There is also, for GLES, the extension GL_EXT_shader_framebuffer_fetch. If you are using Mesa with Intel hardware, one can enable this in GL (with a different extension name) if one is willing to hack the driver.

[QUOTE=kRogue;1288997]glTextureBarrier is essentially a cache flush; So essentially that means all render caches are flushed to video memory and the texture caches are invalidated.

Also note that doing glTextureBarrier() means that any given draw call must NOT have any overlapping pixels and if two draw calls overlap in screen space, then a glTextureBarrier needs to be between them.

If one wants to have one’s fragment shader read from the surface of a framebuffer -at- the location of its invocation, I (personally) prefer to use GL_ARB_shader_image_load_store together with GL_ARB_fragment_shader_interlock, but that can have negative consequences as well (on some platforms, lossless color buffer compression is disabled on a surface if one access the surface through GL_ARB_shader_image_load_store and the interlock forces ordering in screen space which can be ungood too for performance).

There is also, for GLES, the extension GL_EXT_shader_framebuffer_fetch. If you are using Mesa with Intel hardware, one can enable this in GL (with a different extension name) if one is willing to hack the driver.[/QUOTE]

So that basically means that I can’t any of the reduced draw call techniques with a single FBO?

If by “reduced draw call techniques”, you’re talking about things like instancing, AZDO and the like, sure you can. So long as all of the stuff between barriers never overlaps anything else in that series of draws.

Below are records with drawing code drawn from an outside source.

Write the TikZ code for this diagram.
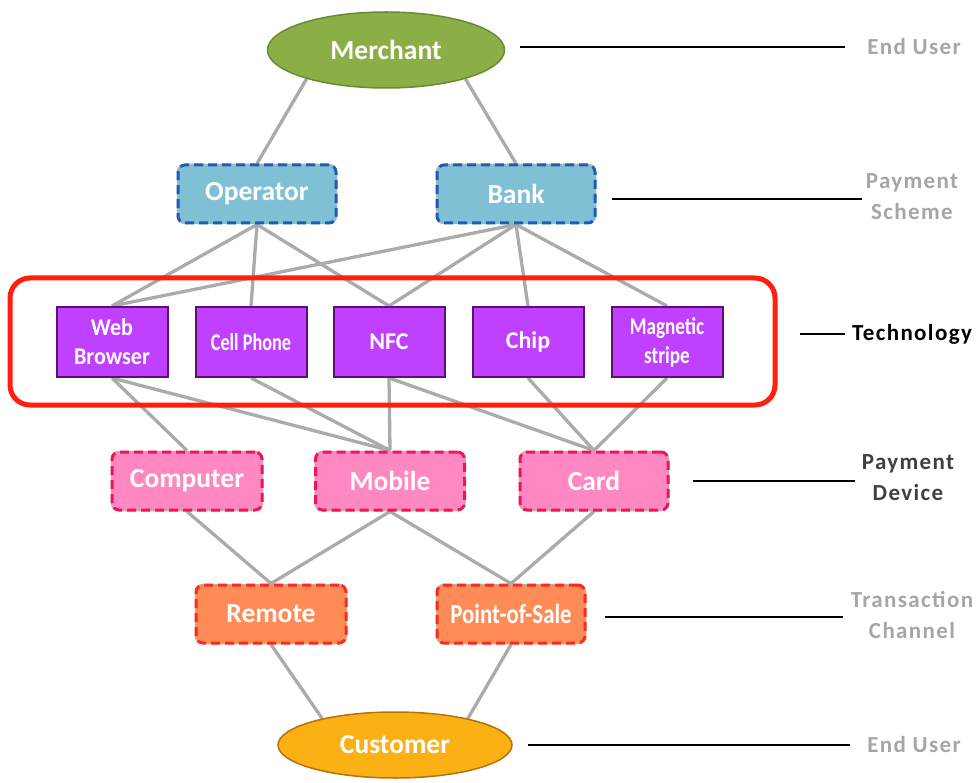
\documentclass[tikz,border=0pt]{standalone}
\usepackage{fontspec}
\setmainfont{Carlito}
\newfontfamily\lblfont[LetterSpace=6]{Carlito}
\usetikzlibrary{shapes.geometric,backgrounds}
\definecolor{edgegray}{HTML}{ABABAB}
\definecolor{merchfill}{HTML}{8BAE46}
\definecolor{merchdraw}{HTML}{6A8A32}
\definecolor{blufill}{HTML}{80C0D4}
\definecolor{bludraw}{HTML}{1F5DB5}
\definecolor{purfill}{HTML}{C040FF}
\definecolor{purdraw}{HTML}{5E1070}
\definecolor{pinkfill}{HTML}{FF88C2}
\definecolor{pinkdraw}{HTML}{F0145A}
\definecolor{orfill}{HTML}{FF8C57}
\definecolor{ordraw}{HTML}{FF2A1A}
\definecolor{custfill}{HTML}{FBB114}
\definecolor{custdraw}{HTML}{B5720A}
\definecolor{framered}{HTML}{FF1F0F}
\definecolor{lgray}{HTML}{A6A6A6}
\definecolor{dgray}{HTML}{404040}
\begin{document}
\begin{tikzpicture}[x=1pt,y=-1pt,
  edge/.style={draw=edgegray, line width=3.3pt},
  ellnode/.style={ellipse, line width=1.5pt, inner sep=0pt, text=white,
    font=\fontsize{27.5}{30}\selectfont\bfseries},
  dbox/.style={rectangle, rounded corners=7pt, inner sep=0pt, text=white,
    line width=3pt, dash pattern=on 9pt off 5pt,
    preaction={draw=black!30, line width=2.5pt, solid},
    font=\fontsize{27.5}{30}\selectfont\bfseries},
  pbox/.style={rectangle, inner sep=0pt, text=white, fill=purfill, draw=purdraw,
    line width=2pt, minimum width=111pt, minimum height=70pt, align=center,
    font=\fontsize{24}{29}\selectfont\bfseries},
  lbl/.style={inner sep=0pt, align=center,
    font=\lblfont\bfseries\fontsize{23}{31}\selectfont},
  lblline/.style={draw=black, line width=2pt}
]
\useasboundingbox (0,0) rectangle (979,783);

% top end user
\node[ellnode, fill=merchfill, draw=merchdraw, minimum width=237pt, minimum height=76pt] (merchant) at (386,50) {Merchant};

% payment scheme
\node[dbox, fill=blufill, draw=bludraw, minimum width=158pt, minimum height=58pt] (operator) at (257,194) {Operator};
\node[dbox, fill=blufill, draw=bludraw, minimum width=158pt, minimum height=58pt] (bank) at (516,194) {Bank};

% technology
\node[pbox] (web) at (112,342) {\scalebox{0.92}[1]{Web}\\\scalebox{0.92}[1]{Browser}};
\node[pbox] (cell) at (251,342) {\scalebox{0.76}[1]{Cell Phone}};
\node[pbox] (nfc) at (389,342) {NFC};
\node[pbox] (chip) at (528,342) {Chip};
\node[pbox] (mag) at (667,342) {\scalebox{0.8}[1]{Magnetic}\\\scalebox{0.8}[1]{stripe}};
\node[draw=framered, line width=5pt, rounded corners=20pt, minimum width=765pt, minimum height=127pt, inner sep=0pt] (techframe) at (392.5,341.5) {};

% payment device
\node[dbox, fill=pinkfill, draw=pinkdraw, minimum width=150pt, minimum height=58pt] (computer) at (187,481) {Computer};
\node[dbox, fill=pinkfill, draw=pinkdraw, minimum width=149pt, minimum height=58pt] (mobile) at (390,481) {Mobile};
\node[dbox, fill=pinkfill, draw=pinkdraw, minimum width=148pt, minimum height=58pt] (card) at (594,481) {Card};

% transaction channel
\node[dbox, fill=orfill, draw=ordraw, minimum width=150pt, minimum height=58pt] (remote) at (271,614) {Remote};
\node[dbox, fill=orfill, draw=ordraw, minimum width=148pt, minimum height=58pt] (pos) at (511,614) {\scalebox{0.83}[1]{Point-of-Sale}};

% bottom end user
\node[ellnode, fill=custfill, draw=custdraw, minimum width=234pt, minimum height=66pt] (customer) at (395,745) {Customer};

% connectors
\begin{scope}[on background layer]
\draw[edge] (merchant.200) -- (operator.north);
\draw[edge] (merchant.340) -- (bank.north);
\draw[edge] (operator.south) -- (web.north);
\draw[edge] (operator.south) -- (cell.north);
\draw[edge] (operator.south) -- (nfc.north);
\draw[edge] (bank.south) -- (web.north);
\draw[edge] (bank.south) -- (nfc.north);
\draw[edge] (bank.south) -- (chip.north);
\draw[edge] (bank.south) -- (mag.north);
\draw[edge] (web.south) -- (computer.north);
\draw[edge] (web.south) -- (mobile.north);
\draw[edge] (cell.south) -- (mobile.north);
\draw[edge] (nfc.south) -- (mobile.north);
\draw[edge] (nfc.south) -- (card.north);
\draw[edge] (chip.south) -- (card.north);
\draw[edge] (mag.south) -- (card.north);
\draw[edge] (computer.south) -- (remote.north);
\draw[edge] (mobile.south) -- (remote.north);
\draw[edge] (mobile.south) -- (pos.north);
\draw[edge] (card.south) -- (pos.north);
\draw[edge] (remote.south) -- (customer.160);
\draw[edge] (pos.south) -- (customer.20);
\end{scope}

% layer labels
\node[lbl, text=lgray] (l1) at (914,47) {End User};
\node[lbl, text=lgray] (l2) at (912,197) {Payment\\Scheme};
\node[lbl, text=black] (l3) at (912,334) {Technology};
\node[lbl, text=dgray] (l4) at (908,478) {Payment\\Device};
\node[lbl, text=lgray] (l5) at (912,615) {Transaction\\Channel};
\node[lbl, text=lgray] (l6) at (914,745) {End User};

\coordinate (a1) at (520,47);  \coordinate (b1) at (845,47);
\coordinate (a2) at (612,199); \coordinate (b2) at (862,199);
\coordinate (a3) at (800,334); \coordinate (b3) at (845,334);
\coordinate (a4) at (693,481); \coordinate (b4) at (855,481);
\coordinate (a5) at (605,617); \coordinate (b5) at (843,617);
\coordinate (a6) at (528,745); \coordinate (b6) at (850,745);
\draw[lblline] (a1) -- (b1);
\draw[lblline] (a2) -- (b2);
\draw[lblline] (a3) -- (b3);
\draw[lblline] (a4) -- (b4);
\draw[lblline] (a5) -- (b5);
\draw[lblline] (a6) -- (b6);
\end{tikzpicture}
\end{document}
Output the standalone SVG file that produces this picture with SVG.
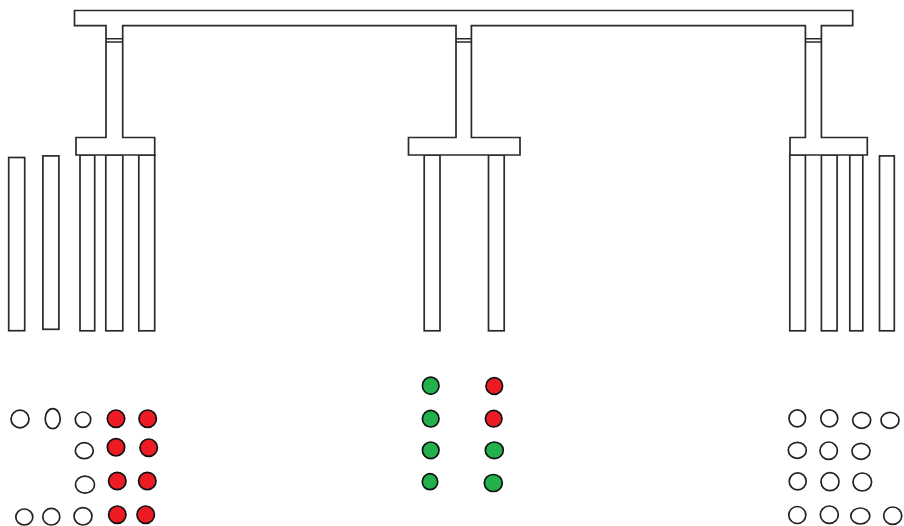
<svg xmlns="http://www.w3.org/2000/svg" width="904" height="526" viewBox="0 0 904 526">
<style>
.s{fill:#fff;stroke:#2a2a2a;stroke-width:1.7}
.l{fill:none;stroke:#2a2a2a;stroke-width:1.4}
.o{fill:#fff;stroke:#222;stroke-width:1.7}
.r{fill:#ed1c24;stroke:#111;stroke-width:1.7}
.g{fill:#22b14c;stroke:#111;stroke-width:1.7}
</style>
<rect width="904" height="526" fill="#fff"/>
<g id="piles-left">
<rect class="s" x="8.7" y="157.5" width="16" height="173.2"/>
<rect class="s" x="42.9" y="155.9" width="16" height="173.4"/>
<rect class="s" x="80" y="155" width="14.7" height="175.8"/>
<rect class="s" x="105.8" y="155" width="17" height="175.8"/>
<rect class="s" x="138.8" y="155" width="15.9" height="175.8"/>
</g>
<g id="piles-center">
<rect class="s" x="424.2" y="155" width="15.8" height="175.8"/>
<rect class="s" x="488.5" y="155" width="15.7" height="175.8"/>
</g>
<g id="piles-right">
<rect class="s" x="789.8" y="155" width="15.6" height="175.8"/>
<rect class="s" x="821.4" y="155" width="15.7" height="175.8"/>
<rect class="s" x="849.8" y="155" width="13" height="175.8"/>
<rect class="s" x="879.5" y="155.9" width="14.8" height="174.9"/>
</g>
<g id="frame">
<path class="s" d="M74.5 10.5H852.7V25.7H821.4V137.5H867.3V155H790V137.5H805.4V25.7H471.4V137.5H520V155H408.5V137.5H456V25.7H122.7V137.5H154.7V155H76V137.5H106V25.7H74.5Z"/>
<path class="l" d="M106 38.7H122.7M106 42H122.7M456 38.7H471.4M456 42H471.4M805.4 38.7H821.4M805.4 42H821.4"/>
</g>
<g id="circles-left">
<ellipse class="o" cx="20" cy="419" rx="9" ry="8.8"/>
<ellipse class="o" cx="52.7" cy="418.7" rx="7.5" ry="10"/>
<ellipse class="o" cx="83" cy="419.7" rx="7.7" ry="7.7"/>
<ellipse class="r" cx="116" cy="418.7" rx="8.7" ry="8.7"/>
<ellipse class="r" cx="147.7" cy="418.7" rx="8.7" ry="8.7"/>
<ellipse class="o" cx="84.3" cy="450.7" rx="9" ry="8"/>
<ellipse class="r" cx="116" cy="447.3" rx="8.7" ry="8.7"/>
<ellipse class="r" cx="148.7" cy="447.7" rx="8.7" ry="8.7"/>
<ellipse class="o" cx="85" cy="484.7" rx="9.5" ry="8.5"/>
<ellipse class="r" cx="117.3" cy="481" rx="8.7" ry="8.7"/>
<ellipse class="r" cx="147.3" cy="481" rx="8.7" ry="8.7"/>
<ellipse class="o" cx="24.3" cy="517" rx="8.5" ry="8"/>
<ellipse class="o" cx="51.3" cy="516.7" rx="8.5" ry="8.3"/>
<ellipse class="o" cx="83" cy="516.3" rx="9" ry="8.7"/>
<ellipse class="r" cx="117.3" cy="514.7" rx="8.7" ry="8.7"/>
<ellipse class="r" cx="145.7" cy="514.7" rx="8.7" ry="8.7"/>
</g>
<g id="circles-center">
<ellipse class="g" cx="430.7" cy="385.7" rx="8.3" ry="8.6"/>
<ellipse class="r" cx="494.3" cy="386" rx="8.3" ry="8.3"/>
<ellipse class="g" cx="430.7" cy="418.7" rx="8.3" ry="8.3"/>
<ellipse class="r" cx="493.7" cy="418.7" rx="8.3" ry="8.3"/>
<ellipse class="g" cx="430.7" cy="450.3" rx="8.3" ry="8.3"/>
<ellipse class="g" cx="494.3" cy="450.3" rx="9" ry="8.3"/>
<ellipse class="g" cx="430" cy="481.7" rx="7.7" ry="8"/>
<ellipse class="g" cx="493.3" cy="483" rx="9" ry="8.5"/>
</g>
<g id="circles-right">
<ellipse class="o" cx="797.3" cy="418.3" rx="8.3" ry="8.5"/>
<ellipse class="o" cx="829.3" cy="418.3" rx="8.5" ry="8.5"/>
<ellipse class="o" cx="861.7" cy="420.3" rx="9" ry="8"/>
<ellipse class="o" cx="890" cy="420.3" rx="9" ry="8"/>
<ellipse class="o" cx="797.3" cy="450.3" rx="9" ry="8"/>
<ellipse class="o" cx="828.7" cy="450.7" rx="8.7" ry="8.7"/>
<ellipse class="o" cx="861" cy="451.3" rx="9" ry="8"/>
<ellipse class="o" cx="797.7" cy="481.3" rx="8.5" ry="8.5"/>
<ellipse class="o" cx="830" cy="481.7" rx="9" ry="9"/>
<ellipse class="o" cx="862.3" cy="482" rx="9.3" ry="9"/>
<ellipse class="o" cx="797.3" cy="515" rx="8.5" ry="8.5"/>
<ellipse class="o" cx="829.3" cy="514.7" rx="9" ry="8.7"/>
<ellipse class="o" cx="860.3" cy="516" rx="9.5" ry="8"/>
<ellipse class="o" cx="892.7" cy="515.7" rx="9" ry="8.7"/>
</g>
</svg>
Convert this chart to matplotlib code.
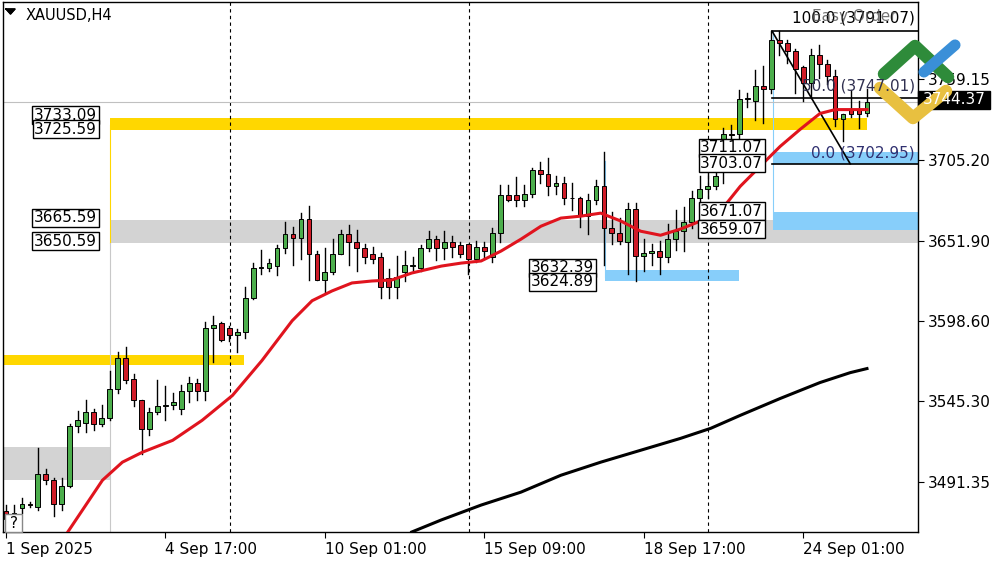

Read/modify/write operations are not cheap. They’re not things you should do willy-nilly, and they’re usually not something you do . Most such techniques involve full-screen passes, where AZDO techniques are essentially irrelevant.

Also, ARB_fragment_shader_interlock exists for dealing with similar circumstances. But only some hardware supports it.

Thanks for the heads up. I will keep that in mind.